Since it weighs just under 100lbs., it had to be shipped via freight. The confirmation e-mail I received stated that we would be contacted to schedule delivery, and that delivery times are Monday-Friday, either 8-noon or 1-5. Easy enough, we both have Fridays off. Right? Right??
Yeah, notsomuch.
Last Wednesday morning, we were contacted by a representative from the freight company at approximately 8:30 AM. We were told that delivery would take place Thursday between 1 and 5. Well, we're both at work on Thursday between 1 and 5, so Bryan asked if we could reschedule for Friday (you know, since we were told we'd have the opportunity to "schedule" the delivery). Not only was the answer a resounding "no," but we were also told that someone would need to be home to help them unload it from the truck (after I paid quit a bit for delivery to begin with).

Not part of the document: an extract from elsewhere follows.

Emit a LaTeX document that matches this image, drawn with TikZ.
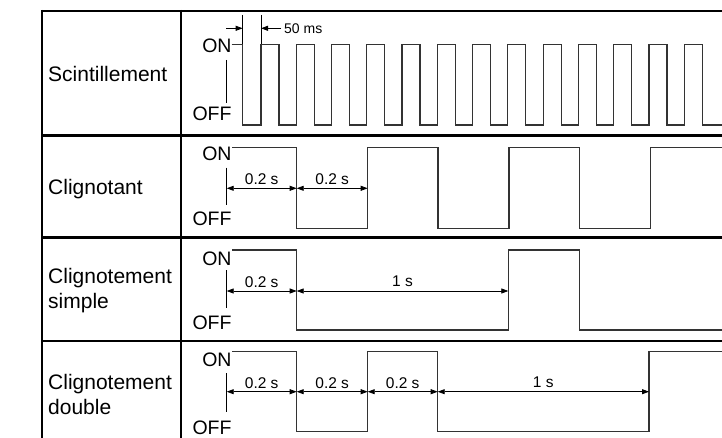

Not to mention, the rep was pretty snotty about it, too.
Bryan was fortunate enough to be able to get the day off, but only because he also happened to be nursing a terrible cold and wound up calling in sick anyway. They delivered the box and he got it up the stairs and into the apartment by himself - no small feat considering the size and weight.
When I got home from work, I noticed that there was something drawn on the box. I don't know who did it, whether it happened at the warehouse or in transit, but on the box is a pen-and-ink picture of.. ummm... ahem... male genitalia. With flames shooting out the back of the... ummm... let's just say "twins."
On Friday night, one of my friends christened it "The Cockrocket."
Definitely an interesting experience all around.